Extract everything from the first line through the line with "Arial, Helvetica, sans-serif';", both ends included, except for any pictures.

> _RECORDED INFORMATION_:
————————
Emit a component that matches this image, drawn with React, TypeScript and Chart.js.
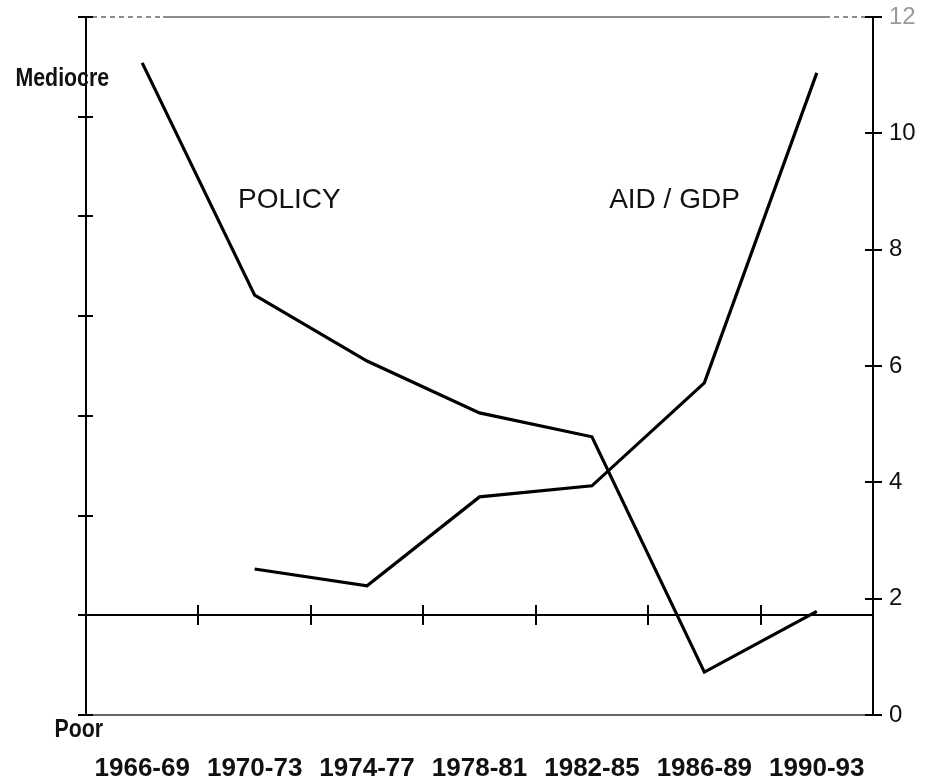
import React, { useEffect, useRef } from 'react';
import { Chart, registerables } from 'chart.js';

Chart.register(...registerables);

// ---- data ----
const categories = ['1966-69', '1970-73', '1974-77', '1978-81', '1982-85', '1986-89', '1990-93'];
// Policy index on left scale (0 = Poor ... higher = better)
const policyValues = [6.54, 4.21, 3.55, 3.03, 2.79, 0.43, 1.04];
// Aid as % of GDP on right scale
const aidGdpValues: (number | null)[] = [null, 2.51, 2.22, 3.75, 3.94, 5.71, 11.04];
const policyAxisMin = 0;
const policyAxisMax = 7;
const policyAxisStep = 1;
const aidAxisMin = 0;
const aidAxisMax = 12;
const aidAxisStep = 2;
const policyLowLabel = 'Poor';
const policyHighLabel = 'Mediocre';
const policyHighLabelValue = 6.31;
const policyBaseValue = 1;
const seriesNames = ['POLICY', 'AID / GDP'];
// where the series names sit: [category position, policy-scale value]
const seriesNamePositions = [[0.852, 5.08], [4.153, 5.08]];

const FONT = '"Liberation Sans", Arial, Helvetica, sans-serif';

const framePlugin = {
  id: 'frame',
  beforeDatasetsDraw(chart: any) {
    const { ctx, chartArea: a, scales } = chart;
    const x = scales.x, yL = scales.yL, yR = scales.yR;
    const line = (x1: number, y1: number, x2: number, y2: number) => {
      ctx.beginPath();
      ctx.moveTo(x1, y1);
      ctx.lineTo(x2, y2);
      ctx.stroke();
    };
    ctx.save();
    // top grey frame line
    ctx.strokeStyle = '#8c8c8c';
    ctx.lineWidth = 2;
    ctx.setLineDash([5, 4]);
    line(a.left + 6, a.top, a.left + 77, a.top);
    line(a.right - 48, a.top, a.right, a.top);
    ctx.setLineDash([]);
    line(a.left + 77, a.top, a.right - 48, a.top);

    ctx.strokeStyle = '#000';
    ctx.lineWidth = 2;
    // left axis tick marks (crossing)
    yL.ticks.forEach((t: any) => {
      const py = Math.round(yL.getPixelForValue(t.value));
      line(a.left - 8, py, a.left + 7, py);
    });
    // right axis tick marks (crossing)
    yR.ticks.forEach((t: any) => {
      const py = Math.round(yR.getPixelForValue(t.value));
      line(a.right - 8, py, a.right + 9, py);
    });
    // horizontal base line with category-boundary ticks
    const by = Math.round(yL.getPixelForValue(policyBaseValue));
    line(a.left - 8, by, a.right, by);
    for (let i = 1; i < categories.length; i++) {
      const px = Math.round(x.getPixelForValue(i - 0.5));
      line(px, by - 10, px, by + 10);
    }
    ctx.restore();
  },
  afterDraw(chart: any) {
    const { ctx, chartArea: a, scales } = chart;
    const x = scales.x, yL = scales.yL;
    ctx.save();
    ctx.fillStyle = '#111';
    ctx.textBaseline = 'alphabetic';
    ctx.textAlign = 'left';
    ctx.font = `28px ${FONT}`;
    seriesNames.forEach((name, i) => {
      const [cx, vy] = seriesNamePositions[i];
      ctx.fillText(name, x.getPixelForValue(cx), yL.getPixelForValue(vy));
    });
    // narrow bold scale labels
    const narrow = (text: string, px: number, py: number) => {
      ctx.save();
      ctx.translate(px, py);
      ctx.scale(0.82, 1);
      ctx.font = `bold 26px ${FONT}`;
      ctx.fillText(text, 0, 0);
      ctx.restore();
    };
    narrow(policyHighLabel, a.left - 70.5, yL.getPixelForValue(policyHighLabelValue));
    narrow(policyLowLabel, a.left - 31.5, a.bottom + 22);
    ctx.restore();
  },
};

export default function App() {
  const ref = useRef<HTMLCanvasElement>(null);
  useEffect(() => {
    if (!ref.current) return;
    const chart = new Chart(ref.current, {
      type: 'line',
      data: {
        labels: categories,
        datasets: [
          {
            label: seriesNames[0],
            data: policyValues,
            yAxisID: 'yL',
            borderColor: '#000',
            borderWidth: 3.2,
            pointRadius: 0,
            tension: 0,
            borderJoinStyle: 'miter',
            fill: false,
          },
          {
            label: seriesNames[1],
            data: aidGdpValues,
            yAxisID: 'yR',
            borderColor: '#000',
            borderWidth: 3.2,
            pointRadius: 0,
            tension: 0,
            borderJoinStyle: 'miter',
            fill: false,
          },
        ],
      },
      options: {
        animation: false,
        responsive: true,
        maintainAspectRatio: false,
        layout: { padding: { top: 17, left: 0, right: 0, bottom: 0 } },
        plugins: {
          legend: { display: false },
          tooltip: { enabled: false },
        },
        scales: {
          x: {
            type: 'category',
            position: 'bottom',
            offset: true,
            grid: { display: false, drawTicks: false },
            border: { display: true, color: '#666', width: 2 },
            ticks: {
              autoSkip: false,
              maxRotation: 0,
              padding: 38,
              color: '#111',
              font: { family: FONT, size: 26, weight: 'bold' },
            },
            afterFit: (s: any) => { s.height = 62; s.paddingLeft = 0; s.paddingRight = 0; },
          },
          yL: {
            type: 'linear',
            position: 'left',
            min: policyAxisMin,
            max: policyAxisMax,
            ticks: { stepSize: policyAxisStep, display: false },
            grid: { display: false, drawTicks: false },
            border: { display: true, color: '#000', width: 2 },
            afterFit: (s: any) => { s.width = 86; s.paddingTop = 0; s.paddingBottom = 0; },
          },
          yR: {
            type: 'linear',
            position: 'right',
            min: aidAxisMin,
            max: aidAxisMax,
            ticks: {
              stepSize: aidAxisStep,
              padding: 16,
              color: (c: any) => (c.tick && c.tick.value === aidAxisMax ? '#9a9a9a' : '#111'),
              font: { family: FONT, size: 24 },
            },
            grid: { display: false, drawTicks: false },
            border: { display: true, color: '#000', width: 2 },
            afterFit: (s: any) => { s.width = 55; s.paddingTop = 0; s.paddingBottom = 0; },
          },
        },
      },
      plugins: [framePlugin],
    } as any);
    return () => chart.destroy();
  }, []);
  return (
    <div style={{ position: 'absolute', left: 0, top: 0, width: 928, height: 777, background: '#fff' }}>
      <canvas ref={ref} />
    </div>
  );
}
————————
> _PROBLEM SOLUTION_:
Emit a component that matches this image, drawn with React, TypeScript and Chart.js.
import React, { useEffect, useRef } from 'react';
import { Chart, registerables } from 'chart.js';

Chart.register(...registerables);

// ---- data ----
const categories = ['1966-69', '1970-73', '1974-77', '1978-81', '1982-85', '1986-89', '1990-93'];
// Policy index on left scale (0 = Poor ... higher = better)
const policyValues = [6.54, 4.21, 3.55, 3.03, 2.79, 0.43, 1.04];
// Aid as % of GDP on right scale
const aidGdpValues: (number | null)[] = [null, 2.51, 2.22, 3.75, 3.94, 5.71, 11.04];
const policyAxisMin = 0;
const policyAxisMax = 7;
const policyAxisStep = 1;
const aidAxisMin = 0;
const aidAxisMax = 12;
const aidAxisStep = 2;
const policyLowLabel = 'Poor';
const policyHighLabel = 'Mediocre';
const policyHighLabelValue = 6.31;
const policyBaseValue = 1;
const seriesNames = ['POLICY', 'AID / GDP'];
// where the series names sit: [category position, policy-scale value]
const seriesNamePositions = [[0.852, 5.08], [4.153, 5.08]];

const FONT = '"Liberation Sans", Arial, Helvetica, sans-serif';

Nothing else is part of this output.